%%

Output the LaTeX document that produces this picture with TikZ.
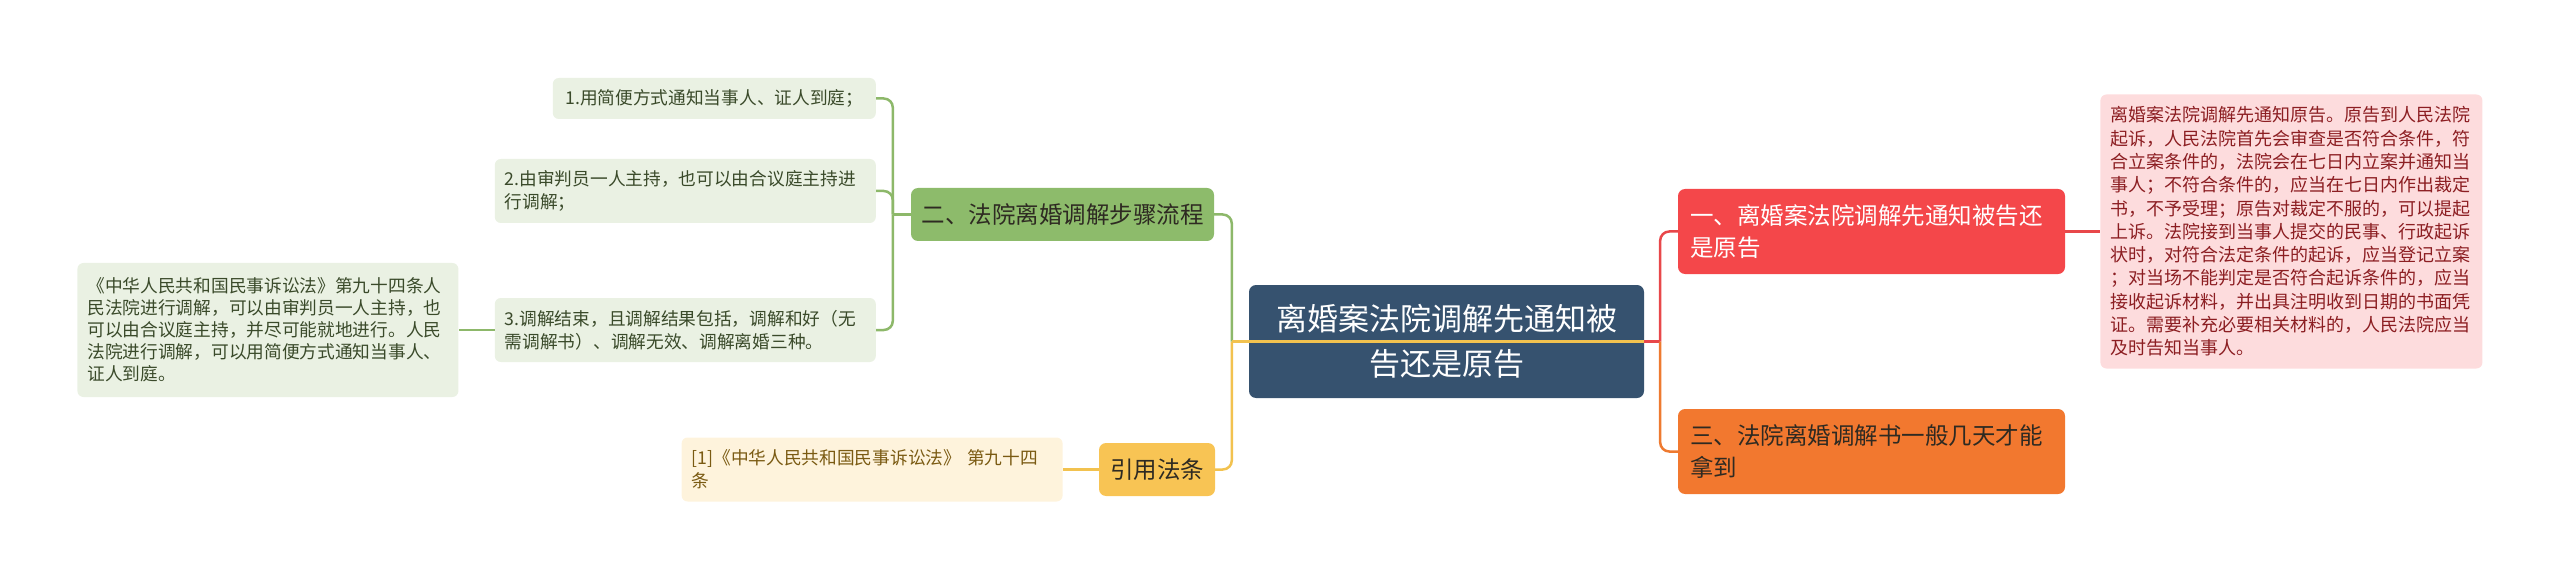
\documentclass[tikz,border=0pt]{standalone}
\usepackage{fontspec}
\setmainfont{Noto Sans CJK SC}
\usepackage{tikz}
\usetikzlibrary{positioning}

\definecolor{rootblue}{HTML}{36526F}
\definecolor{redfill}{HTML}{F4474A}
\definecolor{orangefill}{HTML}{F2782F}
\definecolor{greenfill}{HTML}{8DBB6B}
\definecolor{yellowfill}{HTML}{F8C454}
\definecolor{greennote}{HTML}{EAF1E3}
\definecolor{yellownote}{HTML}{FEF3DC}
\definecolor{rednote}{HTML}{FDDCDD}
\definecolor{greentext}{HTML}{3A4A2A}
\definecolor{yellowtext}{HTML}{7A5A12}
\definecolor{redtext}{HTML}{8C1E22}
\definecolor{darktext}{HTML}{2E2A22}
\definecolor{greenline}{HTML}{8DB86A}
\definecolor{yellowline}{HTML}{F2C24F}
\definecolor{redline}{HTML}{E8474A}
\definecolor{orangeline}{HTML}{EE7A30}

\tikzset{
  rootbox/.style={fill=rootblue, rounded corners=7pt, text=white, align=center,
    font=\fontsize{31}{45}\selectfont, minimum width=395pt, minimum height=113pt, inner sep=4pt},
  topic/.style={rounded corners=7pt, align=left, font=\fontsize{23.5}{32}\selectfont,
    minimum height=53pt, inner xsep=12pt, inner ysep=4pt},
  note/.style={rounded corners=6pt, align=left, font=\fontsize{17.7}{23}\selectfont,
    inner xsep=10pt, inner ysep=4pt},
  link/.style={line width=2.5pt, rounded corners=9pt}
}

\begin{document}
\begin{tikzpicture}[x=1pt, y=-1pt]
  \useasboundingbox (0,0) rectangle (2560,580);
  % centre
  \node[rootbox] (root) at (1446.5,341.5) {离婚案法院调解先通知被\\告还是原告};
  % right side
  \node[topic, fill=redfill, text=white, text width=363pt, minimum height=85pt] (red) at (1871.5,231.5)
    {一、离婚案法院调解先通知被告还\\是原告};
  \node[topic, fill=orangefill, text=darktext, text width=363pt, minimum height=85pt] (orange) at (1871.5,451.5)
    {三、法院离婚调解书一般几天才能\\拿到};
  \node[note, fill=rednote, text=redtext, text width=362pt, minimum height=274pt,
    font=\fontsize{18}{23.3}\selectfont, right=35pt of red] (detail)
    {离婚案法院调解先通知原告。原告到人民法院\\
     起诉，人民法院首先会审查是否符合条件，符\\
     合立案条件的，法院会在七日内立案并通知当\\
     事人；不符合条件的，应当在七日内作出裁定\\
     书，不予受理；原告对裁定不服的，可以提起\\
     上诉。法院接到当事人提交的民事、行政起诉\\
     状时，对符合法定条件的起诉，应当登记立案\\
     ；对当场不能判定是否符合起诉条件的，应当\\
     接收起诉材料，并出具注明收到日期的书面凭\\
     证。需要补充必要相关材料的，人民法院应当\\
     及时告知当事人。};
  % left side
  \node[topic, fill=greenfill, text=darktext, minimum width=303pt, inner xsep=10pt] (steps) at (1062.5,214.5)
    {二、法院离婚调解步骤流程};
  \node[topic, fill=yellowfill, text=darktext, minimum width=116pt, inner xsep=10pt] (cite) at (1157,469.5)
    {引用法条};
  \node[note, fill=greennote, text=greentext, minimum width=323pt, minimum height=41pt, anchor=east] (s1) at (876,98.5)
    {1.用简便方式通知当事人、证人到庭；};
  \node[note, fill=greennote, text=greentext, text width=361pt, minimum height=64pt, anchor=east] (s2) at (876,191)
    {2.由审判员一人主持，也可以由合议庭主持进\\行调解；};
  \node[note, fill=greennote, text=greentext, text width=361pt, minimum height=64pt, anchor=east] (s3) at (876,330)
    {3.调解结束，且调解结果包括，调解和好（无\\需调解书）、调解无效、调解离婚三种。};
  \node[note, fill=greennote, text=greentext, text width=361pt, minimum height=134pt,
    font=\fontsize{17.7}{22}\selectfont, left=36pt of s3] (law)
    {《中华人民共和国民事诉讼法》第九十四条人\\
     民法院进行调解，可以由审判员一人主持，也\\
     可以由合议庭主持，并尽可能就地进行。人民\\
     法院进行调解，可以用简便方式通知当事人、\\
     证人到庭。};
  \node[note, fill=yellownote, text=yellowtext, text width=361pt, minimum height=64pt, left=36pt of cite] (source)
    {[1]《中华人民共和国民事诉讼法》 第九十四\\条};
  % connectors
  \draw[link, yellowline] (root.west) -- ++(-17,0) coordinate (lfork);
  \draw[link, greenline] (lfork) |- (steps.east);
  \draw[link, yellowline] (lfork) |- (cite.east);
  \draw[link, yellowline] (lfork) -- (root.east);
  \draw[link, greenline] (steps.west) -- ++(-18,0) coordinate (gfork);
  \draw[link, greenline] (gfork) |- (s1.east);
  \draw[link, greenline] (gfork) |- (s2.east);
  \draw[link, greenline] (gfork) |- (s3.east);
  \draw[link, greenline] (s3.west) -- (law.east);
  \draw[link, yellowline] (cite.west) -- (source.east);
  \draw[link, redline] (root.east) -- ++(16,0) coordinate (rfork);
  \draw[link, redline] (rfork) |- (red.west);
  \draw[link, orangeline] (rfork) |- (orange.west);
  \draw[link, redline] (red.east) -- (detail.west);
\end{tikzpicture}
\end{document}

%%

■ What you are asked to do ■
Exclude the images and reproduce the remaining data exactly.

■ Task solution ■
Output the LaTeX document that produces this picture with TikZ.
\documentclass[tikz,border=0pt]{standalone}
\usepackage{fontspec}
\setmainfont{Noto Sans CJK SC}
\usepackage{tikz}
\usetikzlibrary{positioning}

\definecolor{rootblue}{HTML}{36526F}
\definecolor{redfill}{HTML}{F4474A}
\definecolor{orangefill}{HTML}{F2782F}
\definecolor{greenfill}{HTML}{8DBB6B}
\definecolor{yellowfill}{HTML}{F8C454}
\definecolor{greennote}{HTML}{EAF1E3}
\definecolor{yellownote}{HTML}{FEF3DC}
\definecolor{rednote}{HTML}{FDDCDD}
\definecolor{greentext}{HTML}{3A4A2A}
\definecolor{yellowtext}{HTML}{7A5A12}
\definecolor{redtext}{HTML}{8C1E22}
\definecolor{darktext}{HTML}{2E2A22}
\definecolor{greenline}{HTML}{8DB86A}
\definecolor{yellowline}{HTML}{F2C24F}
\definecolor{redline}{HTML}{E8474A}
\definecolor{orangeline}{HTML}{EE7A30}

\tikzset{
  rootbox/.style={fill=rootblue, rounded corners=7pt, text=white, align=center,
    font=\fontsize{31}{45}\selectfont, minimum width=395pt, minimum height=113pt, inner sep=4pt},
  topic/.style={rounded corners=7pt, align=left, font=\fontsize{23.5}{32}\selectfont,
    minimum height=53pt, inner xsep=12pt, inner ysep=4pt},
  note/.style={rounded corners=6pt, align=left, font=\fontsize{17.7}{23}\selectfont,
    inner xsep=10pt, inner ysep=4pt},
  link/.style={line width=2.5pt, rounded corners=9pt}
}

\begin{document}
\begin{tikzpicture}[x=1pt, y=-1pt]
  \useasboundingbox (0,0) rectangle (2560,580);
  % centre
  \node[rootbox] (root) at (1446.5,341.5) {离婚案法院调解先通知被\\告还是原告};
  % right side
  \node[topic, fill=redfill, text=white, text width=363pt, minimum height=85pt] (red) at (1871.5,231.5)
    {一、离婚案法院调解先通知被告还\\是原告};
  \node[topic, fill=orangefill, text=darktext, text width=363pt, minimum height=85pt] (orange) at (1871.5,451.5)
    {三、法院离婚调解书一般几天才能\\拿到};
  \node[note, fill=rednote, text=redtext, text width=362pt, minimum height=274pt,
    font=\fontsize{18}{23.3}\selectfont, right=35pt of red] (detail)
    {离婚案法院调解先通知原告。原告到人民法院\\
     起诉，人民法院首先会审查是否符合条件，符\\
     合立案条件的，法院会在七日内立案并通知当\\
     事人；不符合条件的，应当在七日内作出裁定\\
     书，不予受理；原告对裁定不服的，可以提起\\
     上诉。法院接到当事人提交的民事、行政起诉\\
     状时，对符合法定条件的起诉，应当登记立案\\
     ；对当场不能判定是否符合起诉条件的，应当\\
     接收起诉材料，并出具注明收到日期的书面凭\\
     证。需要补充必要相关材料的，人民法院应当\\
     及时告知当事人。};
  % left side
  \node[topic, fill=greenfill, text=darktext, minimum width=303pt, inner xsep=10pt] (steps) at (1062.5,214.5)
    {二、法院离婚调解步骤流程};
  \node[topic, fill=yellowfill, text=darktext, minimum width=116pt, inner xsep=10pt] (cite) at (1157,469.5)
    {引用法条};
  \node[note, fill=greennote, text=greentext, minimum width=323pt, minimum height=41pt, anchor=east] (s1) at (876,98.5)
    {1.用简便方式通知当事人、证人到庭；};
  \node[note, fill=greennote, text=greentext, text width=361pt, minimum height=64pt, anchor=east] (s2) at (876,191)
    {2.由审判员一人主持，也可以由合议庭主持进\\行调解；};
  \node[note, fill=greennote, text=greentext, text width=361pt, minimum height=64pt, anchor=east] (s3) at (876,330)
    {3.调解结束，且调解结果包括，调解和好（无\\需调解书）、调解无效、调解离婚三种。};
  \node[note, fill=greennote, text=greentext, text width=361pt, minimum height=134pt,
    font=\fontsize{17.7}{22}\selectfont, left=36pt of s3] (law)
    {《中华人民共和国民事诉讼法》第九十四条人\\
     民法院进行调解，可以由审判员一人主持，也\\
     可以由合议庭主持，并尽可能就地进行。人民\\
     法院进行调解，可以用简便方式通知当事人、\\
     证人到庭。};
  \node[note, fill=yellownote, text=yellowtext, text width=361pt, minimum height=64pt, left=36pt of cite] (source)
    {[1]《中华人民共和国民事诉讼法》 第九十四\\条};
  % connectors
  \draw[link, yellowline] (root.west) -- ++(-17,0) coordinate (lfork);
  \draw[link, greenline] (lfork) |- (steps.east);
  \draw[link, yellowline] (lfork) |- (cite.east);
  \draw[link, yellowline] (lfork) -- (root.east);
  \draw[link, greenline] (steps.west) -- ++(-18,0) coordinate (gfork);
  \draw[link, greenline] (gfork) |- (s1.east);
  \draw[link, greenline] (gfork) |- (s2.east);
  \draw[link, greenline] (gfork) |- (s3.east);
  \draw[link, greenline] (s3.west) -- (law.east);
  \draw[link, yellowline] (cite.west) -- (source.east);
  \draw[link, redline] (root.east) -- ++(16,0) coordinate (rfork);
  \draw[link, redline] (rfork) |- (red.west);
  \draw[link, orangeline] (rfork) |- (orange.west);
  \draw[link, redline] (red.east) -- (detail.west);
\end{tikzpicture}
\end{document}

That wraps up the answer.